Citizen Warren Michelsen, believes all branches--executive, legislative, and judicial--of the U.S. federal government have overstepped their constitutional authority, he proposes that the American people move to restore the power to self govern that the Constitution originally intended.
A recent Harris poll suggests a majority of Americans agree with him: Supreme Court SCOTUS lifetime appointment Harris
He has provided an in depth, lengthy and well thought out argument to support his opinion here: Amending the Constitution
His basic thesis is that five out of nine Supreme Court justices should not have the uncontested power to determine the fate or destiny of all the people, nor should the federal government at any level have the sole power to judge the legality of government action at any level. Further the federal government should be required to provide much more consensus as to the legality of the legislation it passes before that legislation is imposed upon the people.
Amendment to the Constitution of the United States proposed to restore power to the people:
Section 1. When the number of states exceeding twenty-five percent of all the United States shall have declared any enactment of the Legislative, Executive or Judicial branch to be in violation of this Constitution, that enactment shall, in whole, be declared invalid and no court may thereafter enforce its provisions.
Section 2. When any state shall have declared any enactment of the Legislative, Executive or Judicial branch to be in violation of this Constitution, that state may, at its option, prohibit enforcement of that enactment within its borders.
Section 3. Every Bill which shall be considered by the House of Representatives or the Senate, shall, before it come to a vote, be subjected to scrutiny so as to ascertain that said Bill is not in conflict with this Constitution. Whenever one third of either House shall find the Bill to be in conflict, it shall require that three quarters of that House vote Yea before the Bill be considered passed.
The OP at this time is not ready to declare an opinion on whether Michelsen is right in part or in whole about that, but rather would throws it open for consideration, evaluation, and discussion. Disclosure: This discussion has been offered at a different site in addition to this one as as an experiment.
QUESTION TO BE DISCUSSED:
Do you or do you not wholly or in part support Michelsen's proposed Amendment as written to limit the power of government and return that power to the people? Why or why not.?
RULES FOR THIS DISCUSSION:
1. Stay on topic please with no ad hominem or personal insults directed at any person, group, demographic, state, ideology, or political party allowed. The topic is summarized in the Question to be discussed and can include any of the statements or arguments provided in the OP or the two links provided.
2. To avoid getting bogged down in semantics, as deemed necessary, the OP reserves the right to define words, terms, or phrases for the purposes of this discussion only.
3. Links are not required to participate in this discussion, but if they are used, please provide a brief synopsis of what the member will learn if they click on the link.
The consequences of #2 is pretty easy to see if we look back on history.

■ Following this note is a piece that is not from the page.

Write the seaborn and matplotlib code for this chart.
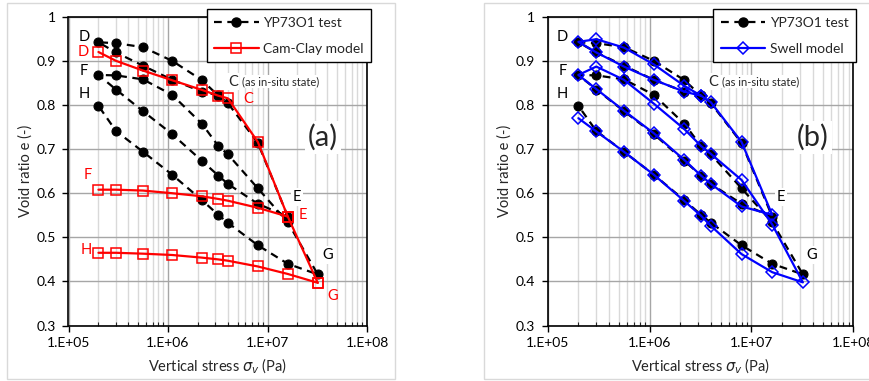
import numpy as np
import pandas as pd
import matplotlib
matplotlib.use('Agg')
import matplotlib.pyplot as plt
import matplotlib.ticker as mticker
from matplotlib.lines import Line2D
from matplotlib.patches import Rectangle
import seaborn as sns

sns.set_style('white')
plt.rcParams['font.family'] = ['Lato', 'DejaVu Sans']
plt.rcParams['mathtext.fontset'] = 'dejavusans'

# ---- data ----
# YP73O1 test: C -> D -> E -> F -> G -> H
test_stress = [3.2e6, 2.2e6, 1.1e6, 5.6e5, 3e5, 2e5,
               3e5, 5.6e5, 1.1e6, 2.2e6, 3.2e6, 4e6, 8e6, 1.6e7,
               8e6, 4e6, 3.2e6, 2.2e6, 1.1e6, 5.6e5, 3e5, 2e5,
               3e5, 5.6e5, 1.1e6, 2.2e6, 3.2e6, 4e6, 8e6, 1.6e7, 3.2e7,
               1.6e7, 8e6, 4e6, 3.2e6, 2.2e6, 1.1e6, 5.6e5, 3e5, 2e5]
test_e = [0.822, 0.830, 0.857, 0.889, 0.919, 0.942,
          0.940, 0.931, 0.900, 0.856, 0.821, 0.804, 0.714, 0.547,
          0.576, 0.621, 0.640, 0.673, 0.734, 0.786, 0.835, 0.868,
          0.867, 0.858, 0.823, 0.757, 0.707, 0.688, 0.611, 0.534, 0.416,
          0.440, 0.482, 0.533, 0.551, 0.584, 0.642, 0.694, 0.741, 0.798]

# Cam-Clay model, by branch
cc_branch = ['DE'] * 9 + ['EF'] * 9 + ['EG'] * 2 + ['GH'] * 10
cc_stress = [2e5, 3e5, 5.6e5, 1.1e6, 2.2e6, 3.2e6, 4e6, 8e6, 1.6e7,
             1.6e7, 8e6, 4e6, 3.2e6, 2.2e6, 1.1e6, 5.6e5, 3e5, 2e5,
             1.6e7, 3.2e7,
             3.2e7, 1.6e7, 8e6, 4e6, 3.2e6, 2.2e6, 1.1e6, 5.6e5, 3e5, 2e5]
cc_e = [0.920, 0.900, 0.878, 0.856, 0.834, 0.821, 0.815, 0.716, 0.547,
        0.547, 0.567, 0.583, 0.587, 0.593, 0.600, 0.606, 0.608, 0.608,
        0.547, 0.397,
        0.397, 0.417, 0.434, 0.447, 0.450, 0.454, 0.460, 0.463, 0.465, 0.465]

# Swell model: C -> D -> E -> F -> G -> H
sw_stress = test_stress
sw_e = [0.821, 0.830, 0.857, 0.887, 0.919, 0.943,
        0.949, 0.930, 0.892, 0.843, 0.821, 0.806, 0.716, 0.551,
        0.570, 0.621, 0.640, 0.675, 0.736, 0.787, 0.836, 0.868,
        0.887, 0.857, 0.803, 0.745, 0.707, 0.689, 0.630, 0.529, 0.398,
        0.421, 0.462, 0.526, 0.549, 0.582, 0.642, 0.694, 0.740, 0.770]

test_df = pd.DataFrame({'stress': test_stress, 'e': test_e})
cc_df = pd.DataFrame({'stress': cc_stress, 'e': cc_e, 'branch': cc_branch})
sw_df = pd.DataFrame({'stress': sw_stress, 'e': sw_e})

fig = plt.figure(figsize=(8.7, 3.81), dpi=100)
W, H = 870, 381

# light chart-area borders
fig.patches.append(Rectangle((7 / W, 1 - 379 / H), 388 / W, 376 / H, transform=fig.transFigure,
                             fill=False, edgecolor='#d9d9d9', lw=1))
fig.patches.append(Rectangle((484 / W, 1 - 379 / H), 400 / W, 376 / H, transform=fig.transFigure,
                             fill=False, edgecolor='#d9d9d9', lw=1))

ax1 = fig.add_axes([68.5 / W, 1 - 325.6 / H, 298.5 / W, 308.9 / H])
ax2 = fig.add_axes([547.7 / W, 1 - 325.6 / H, 305.6 / W, 308.9 / H])


def style_axis(ax):
    ax.set_xscale('log')
    ax.set_xlim(1e5, 1e8)
    ax.set_ylim(0.3, 1.0)
    ax.set_yticks(np.arange(0.3, 1.01, 0.1))
    ax.yaxis.set_major_formatter(mticker.FuncFormatter(lambda v, p: '1' if v > 0.95 else f'{v:.1f}'))
    ax.xaxis.set_major_locator(mticker.LogLocator(base=10, numticks=10))
    ax.xaxis.set_minor_locator(mticker.LogLocator(base=10, subs=np.arange(2, 10), numticks=20))
    ax.xaxis.set_major_formatter(mticker.FuncFormatter(lambda v, p: f'1.E+{int(round(np.log10(v))):02d}'))
    ax.xaxis.set_minor_formatter(mticker.NullFormatter())
    ax.grid(True, which='major', axis='both', color='#a6a6a6', lw=1)
    ax.grid(True, which='minor', axis='x', color='#d9d9d9', lw=1)
    ax.set_axisbelow(True)
    ax.tick_params(axis='both', which='major', direction='out', length=4, width=1, labelsize=10,
                   colors='black', bottom=True, left=True, pad=5)
    ax.tick_params(axis='x', which='major', pad=4)
    ax.tick_params(axis='x', which='minor', direction='in', length=3, width=0.8, bottom=True)
    for s in ax.spines.values():
        s.set_color('black')
        s.set_linewidth(1.2)
    ax.set_xlabel(r'Vertical stress $\sigma_v$ (Pa)', fontsize=10.5, labelpad=6)
    ax.set_ylabel('Void ratio e (-)', fontsize=10.5, labelpad=3)


for ax in (ax1, ax2):
    style_axis(ax)

test_kw = dict(color='black', linestyle=(0, (3.5, 2.5)), lw=1.6, marker='o', markersize=6.5,
               markeredgecolor='black', markerfacecolor='black')

# ---- panel (a) ----
sns.lineplot(data=test_df, x='stress', y='e', sort=False, estimator=None, ax=ax1, **test_kw)
cc_kw = dict(color='#ff0000', lw=1.6, marker='s', markersize=7, markerfacecolor='none',
             markeredgecolor='#ff0000', markeredgewidth=1.1)
sns.lineplot(data=cc_df, x='stress', y='e', units='branch', sort=False, estimator=None, ax=ax1, **cc_kw)

for lab, x, y in [('D', 1.45e5, 0.954), ('F', 1.42e5, 0.876), ('H', 1.45e5, 0.824),
                  ('E', 1.98e7, 0.592), ('G', 4.05e7, 0.461)]:
    ax1.text(x, y, lab, fontsize=10.5, ha='center', va='center', color='black',
             bbox=dict(facecolor='white', edgecolor='none', pad=1.5) if lab in 'EG' else None)
for lab, x, y in [('D', 1.42e5, 0.920), ('F', 1.57e5, 0.642), ('H', 1.52e5, 0.472),
                  ('C', 6.4e6, 0.814), ('E', 2.27e7, 0.551), ('G', 4.55e7, 0.366)]:
    ax1.text(x, y, lab, fontsize=10.5, ha='center', va='center', color='#ff0000')
ax1.text(4.0e6, 0.853, 'C', fontsize=10.5, ha='left', va='center',
         bbox=dict(facecolor='white', edgecolor='none', pad=1))
ax1.text(5.5e6, 0.853, '(as in-situ state)', fontsize=8, ha='left', va='center',
         bbox=dict(facecolor='white', edgecolor='none', pad=1))
ax1.text(3.6e7, 0.726, '(a)', fontsize=21, ha='center', va='center',
         bbox=dict(facecolor='white', edgecolor='none', pad=2))

# ---- panel (b) ----
sns.lineplot(data=test_df, x='stress', y='e', sort=False, estimator=None, ax=ax2, **test_kw)
sw_kw = dict(color='#0000ff', lw=1.6, marker='D', markersize=6, markerfacecolor='none',
             markeredgecolor='#0000ff', markeredgewidth=1.1)
sns.lineplot(data=sw_df, x='stress', y='e', sort=False, estimator=None, ax=ax2, **sw_kw)

for lab, x, y in [('D', 1.40e5, 0.954), ('F', 1.40e5, 0.876), ('H', 1.40e5, 0.825),
                  ('E', 1.95e7, 0.592), ('G', 3.93e7, 0.461)]:
    ax2.text(x, y, lab, fontsize=10.5, ha='center', va='center', color='black',
             bbox=dict(facecolor='white', edgecolor='none', pad=1.5) if lab in 'EG' else None)
ax2.text(3.75e6, 0.853, 'C', fontsize=10.5, ha='left', va='center',
         bbox=dict(facecolor='white', edgecolor='none', pad=1))
ax2.text(5.1e6, 0.853, '(as in-situ state)', fontsize=8, ha='left', va='center',
         bbox=dict(facecolor='white', edgecolor='none', pad=1))
ax2.text(4.0e7, 0.726, '(b)', fontsize=21, ha='center', va='center',
         bbox=dict(facecolor='white', edgecolor='none', pad=2))

# ---- legends ----
h_test = Line2D([], [], **test_kw)
h_cc = Line2D([], [], **cc_kw)
h_sw = Line2D([], [], **sw_kw)
leg_kw = dict(loc='upper right', fontsize=10, frameon=True, fancybox=False, framealpha=1,
              edgecolor='black', handlelength=3.2, labelspacing=1.0, borderpad=0.55,
              handletextpad=0.3, borderaxespad=0)
leg1 = fig.legend([h_test, h_cc], ['YP73O1 test', 'Cam-Clay model'],
                  bbox_to_anchor=(371 / W, 1 - 9 / H), **leg_kw)
leg2 = fig.legend([h_test, h_sw], ['YP73O1 test', 'Swell model'],
                  bbox_to_anchor=(856 / W, 1 - 9 / H), **leg_kw)
for lg in (leg1, leg2):
    lg.get_frame().set_linewidth(1.0)
    lg.set_zorder(10)

for ax in (ax1, ax2):
    if ax.get_legend() is not None:
        ax.get_legend().remove()

fig.savefig('out.png', dpi=100)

If this amendment in place- mixed race couples would have been banned from getting married in Virginia and Georgia until the mid 1990's.
If this amendment were in place- there would be states where guns were effectively banned from private ownership.

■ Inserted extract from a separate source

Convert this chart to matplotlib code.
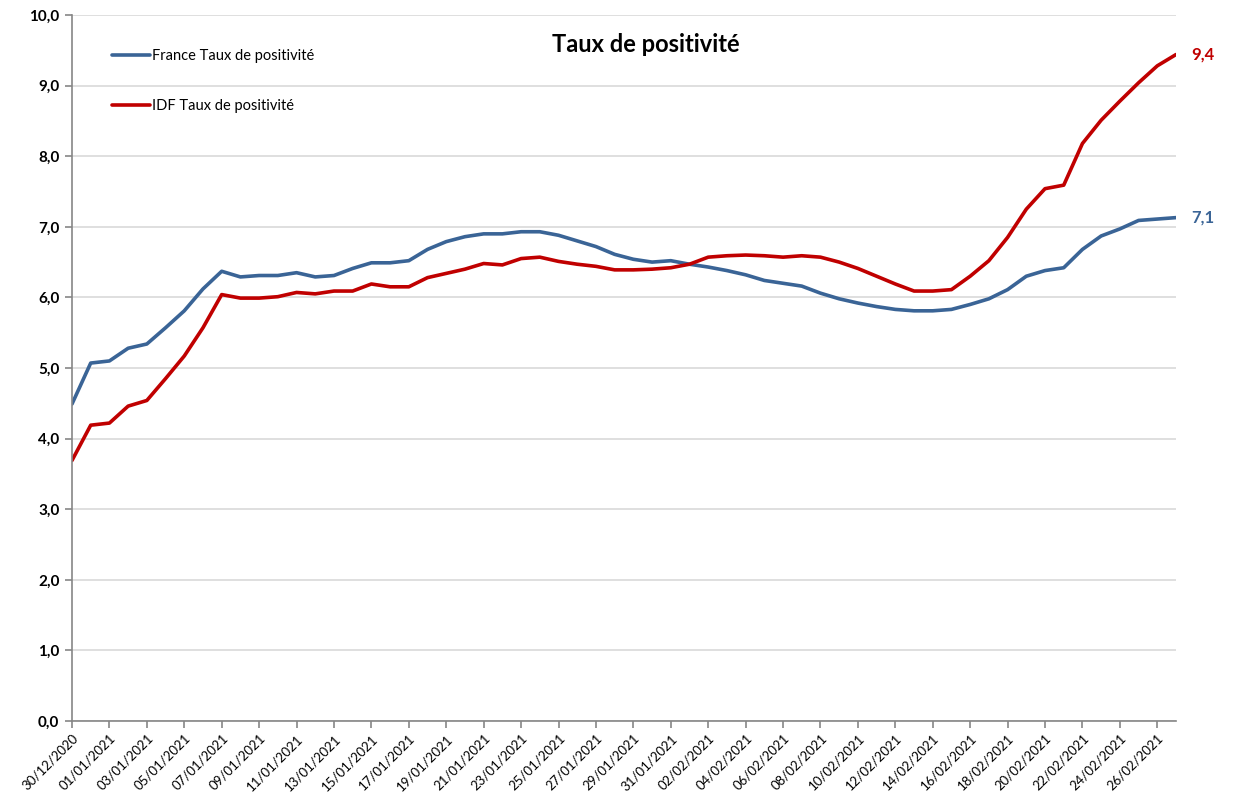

If this amendment were in place- Americans would not have had access to contraceptives in many states for another 20 years.
And using the same argument, Dred Scott and Plessy, absolutely horrible SCOTUS rulings, would not have had to be enforced in the states who did not agree with them.

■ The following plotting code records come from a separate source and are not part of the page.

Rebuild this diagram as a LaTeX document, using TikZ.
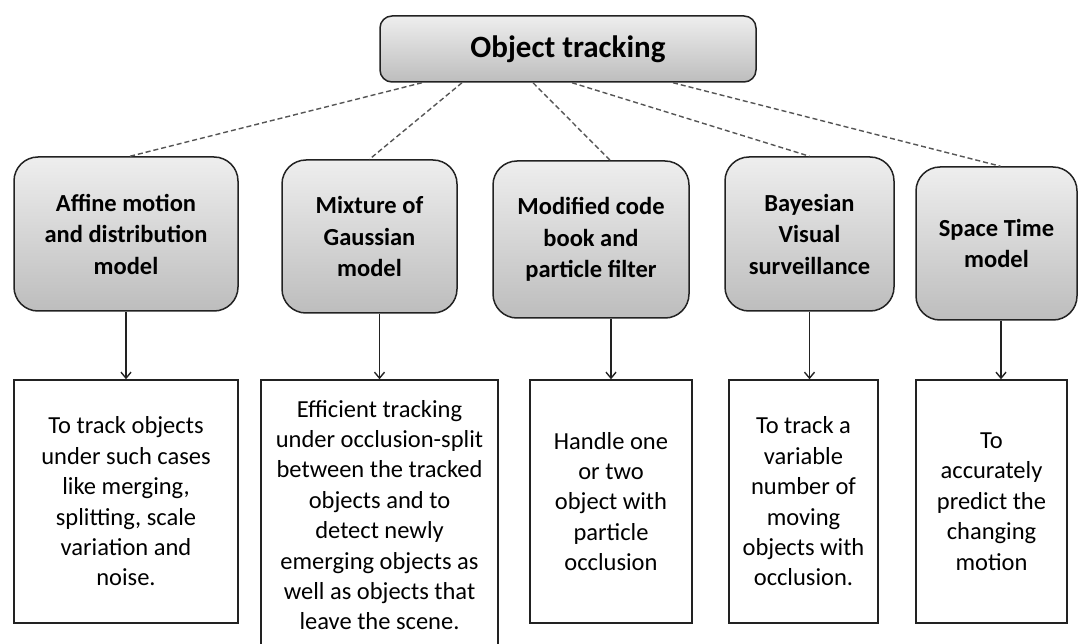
\documentclass[tikz,border=0pt]{standalone}
\usepackage{fontspec}
\setmainfont{Carlito}
\usetikzlibrary{arrows.meta}
\definecolor{gtop}{HTML}{EEEEEE}
\definecolor{gbot}{HTML}{BDBDBD}
\definecolor{edge}{HTML}{222222}
\definecolor{dashc}{HTML}{555555}
\tikzset{
  topbox/.style={draw=edge, line width=1.5pt, rounded corners=12pt, top color=gtop, bottom color=gbot,
    minimum width=376pt, minimum height=66pt, inner sep=0pt,
    font=\fontsize{31}{36}\selectfont\bfseries},
  midbox/.style={draw=edge, line width=1.5pt, rounded corners=24pt, top color=gtop, bottom color=gbot,
    inner sep=0pt, align=center, font=\fontsize{24.5}{31.5}\selectfont\bfseries},
  txtbox/.style={draw=edge, line width=1.5pt, fill=white, inner sep=0pt, align=center,
    font=\fontsize{24.5}{30.4}\selectfont},
  dashline/.style={dashc, line width=1.4pt, dash pattern=on 5pt off 3pt},
  arr/.style={edge, line width=1.4pt, -{Straight Barb[length=6pt,width=10pt]}}
}
\begin{document}
\begin{tikzpicture}[x=1pt,y=-1pt]
\useasboundingbox (0,0) rectangle (1079,644);
\clip (0,0) rectangle (1079,644);
% top
\node[topbox] (top) at (568,49) {Object tracking};
% middle boxes
\node[midbox, minimum width=224pt, minimum height=154pt] (m1) at (126,234) {Affine motion\\and distribution\\model};
\node[midbox, minimum width=175pt, minimum height=153pt] (m2) at (369.5,236.5) {Mixture of\\Gaussian\\model};
\node[midbox, minimum width=196pt, minimum height=157pt] (m3) at (591,239.5) {Modified code\\book and\\particle filter};
\node[midbox, minimum width=169pt, minimum height=154pt] (m4) at (809.5,234) {Bayesian\\Visual\\surveillance};
\node[midbox, minimum width=161pt, minimum height=153pt] (m5) at (996.5,243.5) {Space Time\\model};
% bottom boxes
\node[txtbox, minimum width=224pt, minimum height=243pt] (b1) at (126,501.5) {To track objects\\under such cases\\like merging,\\splitting, scale\\variation and\\noise.};
\node[txtbox, minimum width=237pt, minimum height=270pt] (b2) at (379.5,515) {Efficient tracking\\under occlusion-split\\between the tracked\\objects and to\\detect newly\\emerging objects as\\well as objects that\\leave the scene.};
\node[txtbox, minimum width=162pt, minimum height=243pt] (b3) at (611,501.5) {Handle one\\or two\\object with\\particle\\occlusion};
\node[txtbox, minimum width=149pt, minimum height=243pt] (b4) at (803.5,501.5) {To track a\\variable\\number of\\moving\\objects with\\occlusion.};
\node[txtbox, minimum width=151pt, minimum height=243pt] (b5) at (991.5,501.5) {To\\accurately\\predict the\\changing\\motion};
% dashed links
\draw[dashline] ([xshift=-146pt]top.south) -- ([xshift=4pt]m1.north);
\draw[dashline] ([xshift=-106pt]top.south) -- (m2.north);
\draw[dashline] ([xshift=-35pt]top.south) -- ([xshift=19pt]m3.north);
\draw[dashline] ([xshift=4pt]top.south) -- (m4.north);
\draw[dashline] ([xshift=105pt]top.south) -- ([xshift=4pt]m5.north);
% arrows
\draw[arr] (m1.south) -- (b1.north);
\draw[arr] (m2.south -| b2.north) -- (b2.north);
\draw[arr] (m3.south -| b3.north) -- (b3.north);
\draw[arr] (m4.south) -- (m4.south |- b4.north);
\draw[arr] ([xshift=4.5pt]m5.south) -- ([xshift=4.5pt]m5.south |- b5.north);
\end{tikzpicture}
\end{document}
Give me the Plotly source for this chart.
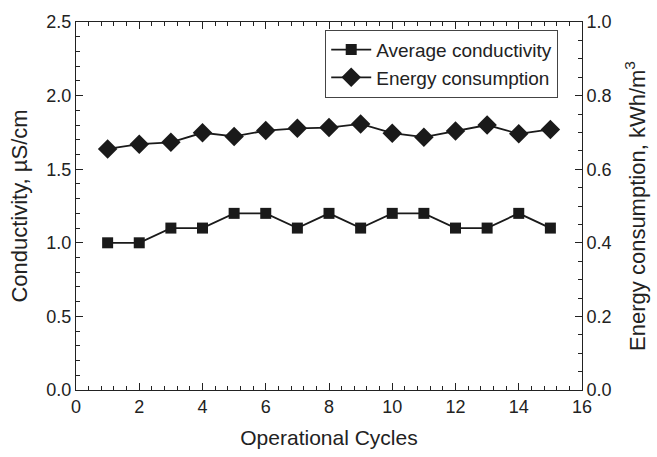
import plotly.graph_objects as go

cycles = list(range(1, 16))
conductivity = [1.0, 1.0, 1.1, 1.1, 1.2, 1.2, 1.1, 1.2, 1.1, 1.2, 1.2, 1.1, 1.1, 1.2, 1.1]
energy = [0.655, 0.668, 0.673, 0.699, 0.689, 0.705, 0.711, 0.713, 0.723, 0.698, 0.687, 0.704, 0.720, 0.696, 0.708]

FONT = "Liberation Sans, Arial, sans-serif"
C = "#222"
fig = go.Figure()
fig.add_trace(go.Scatter(x=cycles, y=conductivity, mode="lines+markers", name="Average conductivity",
                         line=dict(color="#1a1a1a", width=1.8),
                         marker=dict(symbol="square", size=11, color="#1a1a1a")))
fig.add_trace(go.Scatter(x=cycles, y=energy, mode="lines+markers", name="Energy consumption",
                         yaxis="y2", line=dict(color="#1a1a1a", width=1.8),
                         marker=dict(symbol="diamond", size=15, color="#1a1a1a")))

axcommon = dict(showline=True, linecolor=C, linewidth=1, ticks="inside", ticklen=7,
                tickcolor=C, showgrid=False, zeroline=False,
                tickfont=dict(family=FONT, size=18, color=C))

fig.update_layout(
    width=657, height=457,
    margin=dict(l=76, r=74, t=20, b=62),
    paper_bgcolor="white", plot_bgcolor="white",
    font=dict(family=FONT, color=C),
    showlegend=True,
    legend=dict(x=0.953, y=0.979, xanchor="right", yanchor="top", bordercolor="#444", borderwidth=1,
                font=dict(family=FONT, size=19, color=C), bgcolor="white",
                tracegroupgap=0, itemwidth=40),
    xaxis=dict(range=[0, 16], dtick=2, mirror="ticks",
               minor=dict(ticks="inside", ticklen=4, dtick=0.4, tickcolor=C),
               title=dict(text="Operational Cycles", font=dict(family=FONT, size=21, color=C), standoff=14),
               **axcommon),
    yaxis=dict(range=[0, 2.5], dtick=0.5, tickformat=".1f",
               minor=dict(ticks="inside", ticklen=4, dtick=0.1, tickcolor=C),
               title=dict(text="Conductivity, µS/cm", font=dict(family=FONT, size=22, color=C), standoff=12),
               **axcommon),
    yaxis2=dict(range=[0, 1.0], dtick=0.2, tickformat=".1f", overlaying="y", side="right",
                minor=dict(ticks="inside", ticklen=4, dtick=0.05, tickcolor=C),
                title=dict(text="Energy consumption, kWh/m<sup>3</sup>", font=dict(family=FONT, size=22, color=C), standoff=18),
                **axcommon),
)

fig.write_html("out.html")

Actually that is a good point.
And there is where we could start- if the states had refused to obey Dred Scott..- and agreed upon abomination of a ruling, 25% of the country-
the Confederate States- would have declared that decision null and void.
Leaving us back where were were- where individual states do whatever they want regardless of the Bill of Rights- and blocks of states can block enforcement of the Constitution.
Ah, but the Bill of Rights is already part of the Constitution so the states would have no jurisdiction to override any part of that. It is only laws and rulings outside of the existing constitution that the people themselves could determine whether such laws or rulings were constitutional or not.
The proposed amendment does not give the people authority to override the Constitution. It only gives them power to enforce it.
Again- the Supreme Court decides when a law violates the Bill of Rights or not- and the proposed initiative would allow States to ignore a Supreme Court ruling- which would result in States being able to ignore the Bill of Rights.